─── Stored data ───

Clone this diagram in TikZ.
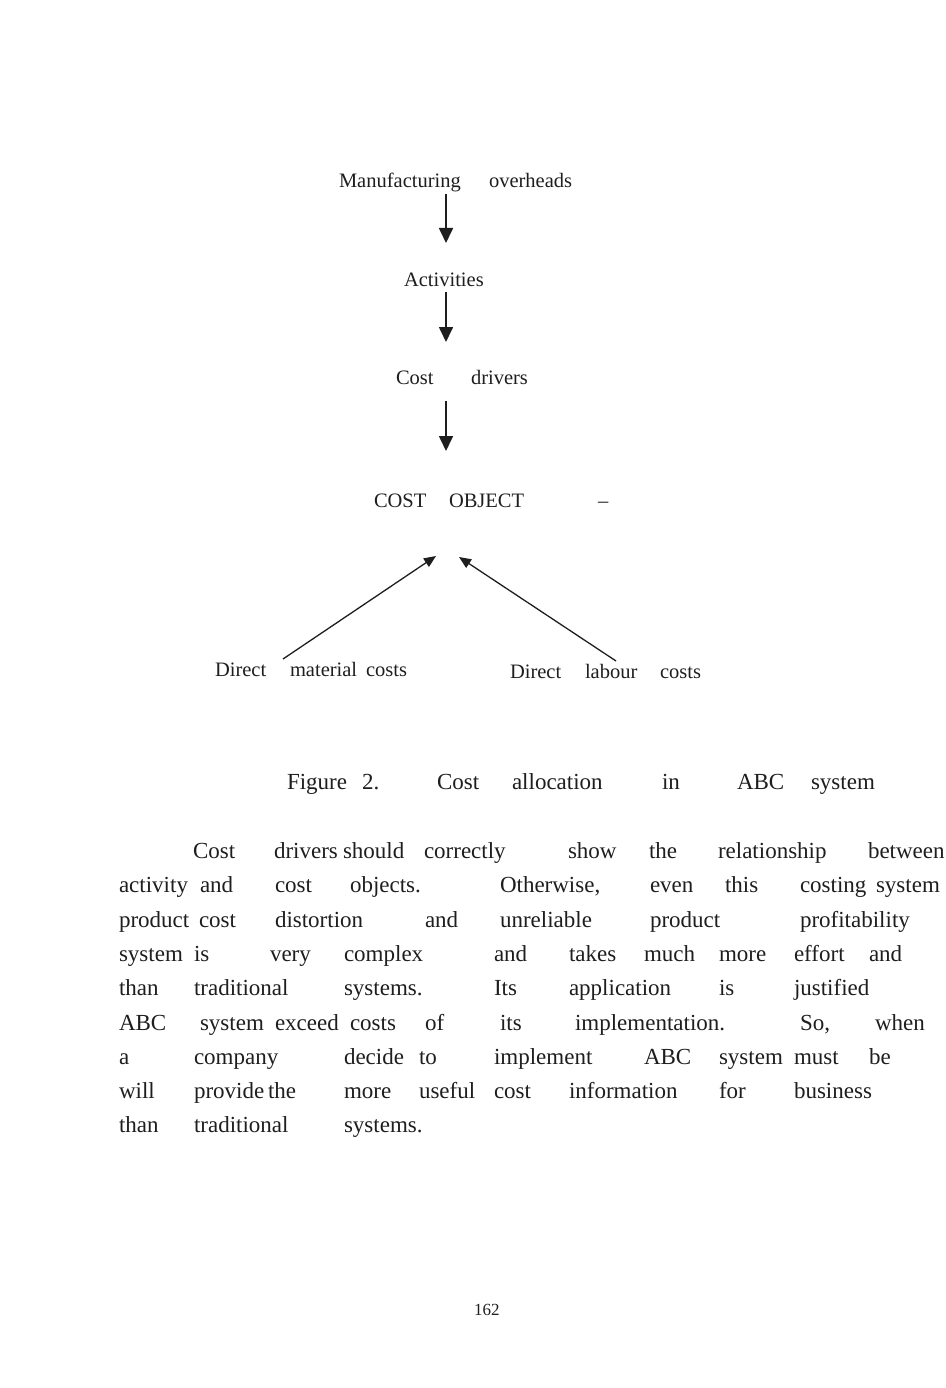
\documentclass[tikz,border=0pt]{standalone}
\usepackage{fontspec}
\setmainfont{Liberation Serif}
\usetikzlibrary{arrows.meta}
\definecolor{ink}{HTML}{1E1E1E}
\begin{document}
\begin{tikzpicture}[x=1pt,y=-1pt,
  lbl/.style={anchor=base west,inner sep=0pt,outer sep=0pt,text=ink,font=\fontsize{20.5}{20.5}\selectfont},
  pw/.style={anchor=base west,inner sep=0pt,outer sep=0pt,text=ink,font=\fontsize{23}{23}\selectfont},
  pgno/.style={anchor=base west,inner sep=0pt,outer sep=0pt,text=ink,font=\fontsize{17}{17}\selectfont},
  varr/.style={draw=ink,line width=1.7pt,-{Triangle[width=14pt,length=15pt]}},
  darr/.style={draw=ink,line width=1.3pt,-{Triangle[width=10pt,length=12pt]}}]
\path[fill=white] (0,0) rectangle (945,1388);
\useasboundingbox (0,0) rectangle (945,1388);
% diagram labels
\node[lbl] (mfg) at (339,188) {Manufacturing};
\node[lbl] (ovh) at (489,188) {overheads};
\node[lbl] (act) at (404,286) {Activities};
\node[lbl] (cst) at (396,384) {Cost};
\node[lbl] (drv) at (471,384) {drivers};
\node[lbl] (cob) at (374,507) {COST};
\node[lbl] (obj) at (449,507) {OBJECT};
\node[lbl] (dsh) at (598,507) {–};
\node[lbl] (dm1) at (215,676) {Direct};
\node[lbl] (dm2) at (290,676) {material};
\node[lbl] (dm3) at (366,676) {costs};
\node[lbl] (dl1) at (510,678) {Direct};
\node[lbl] (dl2) at (585,678) {labour};
\node[lbl] (dl3) at (660,678) {costs};
% arrow end points
\coordinate (a1s) at (446,194); \coordinate (a1e) at (446,243);
\coordinate (a2s) at (446,292); \coordinate (a2e) at (446,342);
\coordinate (a3s) at (446,401); \coordinate (a3e) at (446,451);
\coordinate (a4s) at (283,659); \coordinate (a4e) at (436,556);
\coordinate (a5s) at (616,661); \coordinate (a5e) at (459,557);
\draw[varr] (a1s) -- (a1e);
\draw[varr] (a2s) -- (a2e);
\draw[varr] (a3s) -- (a3e);
\draw[darr] (a4s) -- (a4e);
\draw[darr] (a5s) -- (a5e);
% caption
\foreach \x/\t in {287/Figure,362/2.,437/Cost,512/allocation,662/in,737/ABC,811/system}
  \node[pw] (cap-\x) at (\x,789.5) {\t};
% paragraph
\foreach \x/\t in {193/Cost,274/drivers,343/should,424/correctly,568/show,649/the,718/relationship,868/between}
  \node[pw] (r1-\x) at (\x,858.5) {\t};
\foreach \x/\t in {119/activity,200/and,275/cost,350/objects.,500/{Otherwise,},650/even,725/this,800/costing,876/system}
  \node[pw] (r2-\x) at (\x,892.8) {\t};
\foreach \x/\t in {119/product,199/cost,275/distortion,425/and,500/unreliable,650/product,800/profitability}
  \node[pw] (r3-\x) at (\x,927.1) {\t};
\foreach \x/\t in {119/system,194/is,270/very,344/complex,494/and,569/takes,644/much,719/more,794/effort,869/and}
  \node[pw] (r4-\x) at (\x,961.4) {\t};
\foreach \x/\t in {119/than,194/traditional,344/systems.,494/Its,569/application,719/is,794/justified}
  \node[pw] (r5-\x) at (\x,995.7) {\t};
\foreach \x/\t in {119/ABC,200/system,275/exceed,350/costs,425/of,500/its,575/implementation.,800/{So,},875/when}
  \node[pw] (r6-\x) at (\x,1030) {\t};
\foreach \x/\t in {119/a,194/company,344/decide,419/to,494/implement,644/ABC,719/system,794/must,869/be}
  \node[pw] (r7-\x) at (\x,1064.3) {\t};
\foreach \x/\t in {119/will,194/provide,268/the,344/more,419/useful,494/cost,569/information,719/for,794/business}
  \node[pw] (r8-\x) at (\x,1098.6) {\t};
\foreach \x/\t in {119/than,194/traditional,344/systems.}
  \node[pw] (r9-\x) at (\x,1132.9) {\t};
% page number
\node[pgno] (pg) at (474,1315) {162};
\end{tikzpicture}
\end{document}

───

Problem requirements
Reproduce every line precisely as given, omitting all pictures.

Written solution
Clone this diagram in TikZ.
\documentclass[tikz,border=0pt]{standalone}
\usepackage{fontspec}
\setmainfont{Liberation Serif}
\usetikzlibrary{arrows.meta}
\definecolor{ink}{HTML}{1E1E1E}
\begin{document}
\begin{tikzpicture}[x=1pt,y=-1pt,
  lbl/.style={anchor=base west,inner sep=0pt,outer sep=0pt,text=ink,font=\fontsize{20.5}{20.5}\selectfont},
  pw/.style={anchor=base west,inner sep=0pt,outer sep=0pt,text=ink,font=\fontsize{23}{23}\selectfont},
  pgno/.style={anchor=base west,inner sep=0pt,outer sep=0pt,text=ink,font=\fontsize{17}{17}\selectfont},
  varr/.style={draw=ink,line width=1.7pt,-{Triangle[width=14pt,length=15pt]}},
  darr/.style={draw=ink,line width=1.3pt,-{Triangle[width=10pt,length=12pt]}}]
\path[fill=white] (0,0) rectangle (945,1388);
\useasboundingbox (0,0) rectangle (945,1388);
% diagram labels
\node[lbl] (mfg) at (339,188) {Manufacturing};
\node[lbl] (ovh) at (489,188) {overheads};
\node[lbl] (act) at (404,286) {Activities};
\node[lbl] (cst) at (396,384) {Cost};
\node[lbl] (drv) at (471,384) {drivers};
\node[lbl] (cob) at (374,507) {COST};
\node[lbl] (obj) at (449,507) {OBJECT};
\node[lbl] (dsh) at (598,507) {–};
\node[lbl] (dm1) at (215,676) {Direct};
\node[lbl] (dm2) at (290,676) {material};
\node[lbl] (dm3) at (366,676) {costs};
\node[lbl] (dl1) at (510,678) {Direct};
\node[lbl] (dl2) at (585,678) {labour};
\node[lbl] (dl3) at (660,678) {costs};
% arrow end points
\coordinate (a1s) at (446,194); \coordinate (a1e) at (446,243);
\coordinate (a2s) at (446,292); \coordinate (a2e) at (446,342);
\coordinate (a3s) at (446,401); \coordinate (a3e) at (446,451);
\coordinate (a4s) at (283,659); \coordinate (a4e) at (436,556);
\coordinate (a5s) at (616,661); \coordinate (a5e) at (459,557);
\draw[varr] (a1s) -- (a1e);
\draw[varr] (a2s) -- (a2e);
\draw[varr] (a3s) -- (a3e);
\draw[darr] (a4s) -- (a4e);
\draw[darr] (a5s) -- (a5e);
% caption
\foreach \x/\t in {287/Figure,362/2.,437/Cost,512/allocation,662/in,737/ABC,811/system}
  \node[pw] (cap-\x) at (\x,789.5) {\t};
% paragraph
\foreach \x/\t in {193/Cost,274/drivers,343/should,424/correctly,568/show,649/the,718/relationship,868/between}
  \node[pw] (r1-\x) at (\x,858.5) {\t};
\foreach \x/\t in {119/activity,200/and,275/cost,350/objects.,500/{Otherwise,},650/even,725/this,800/costing,876/system}
  \node[pw] (r2-\x) at (\x,892.8) {\t};
\foreach \x/\t in {119/product,199/cost,275/distortion,425/and,500/unreliable,650/product,800/profitability}
  \node[pw] (r3-\x) at (\x,927.1) {\t};
\foreach \x/\t in {119/system,194/is,270/very,344/complex,494/and,569/takes,644/much,719/more,794/effort,869/and}
  \node[pw] (r4-\x) at (\x,961.4) {\t};
\foreach \x/\t in {119/than,194/traditional,344/systems.,494/Its,569/application,719/is,794/justified}
  \node[pw] (r5-\x) at (\x,995.7) {\t};
\foreach \x/\t in {119/ABC,200/system,275/exceed,350/costs,425/of,500/its,575/implementation.,800/{So,},875/when}
  \node[pw] (r6-\x) at (\x,1030) {\t};
\foreach \x/\t in {119/a,194/company,344/decide,419/to,494/implement,644/ABC,719/system,794/must,869/be}
  \node[pw] (r7-\x) at (\x,1064.3) {\t};
\foreach \x/\t in {119/will,194/provide,268/the,344/more,419/useful,494/cost,569/information,719/for,794/business}
  \node[pw] (r8-\x) at (\x,1098.6) {\t};
\foreach \x/\t in {119/than,194/traditional,344/systems.}
  \node[pw] (r9-\x) at (\x,1132.9) {\t};
% page number
\node[pgno] (pg) at (474,1315) {162};
\end{tikzpicture}
\end{document}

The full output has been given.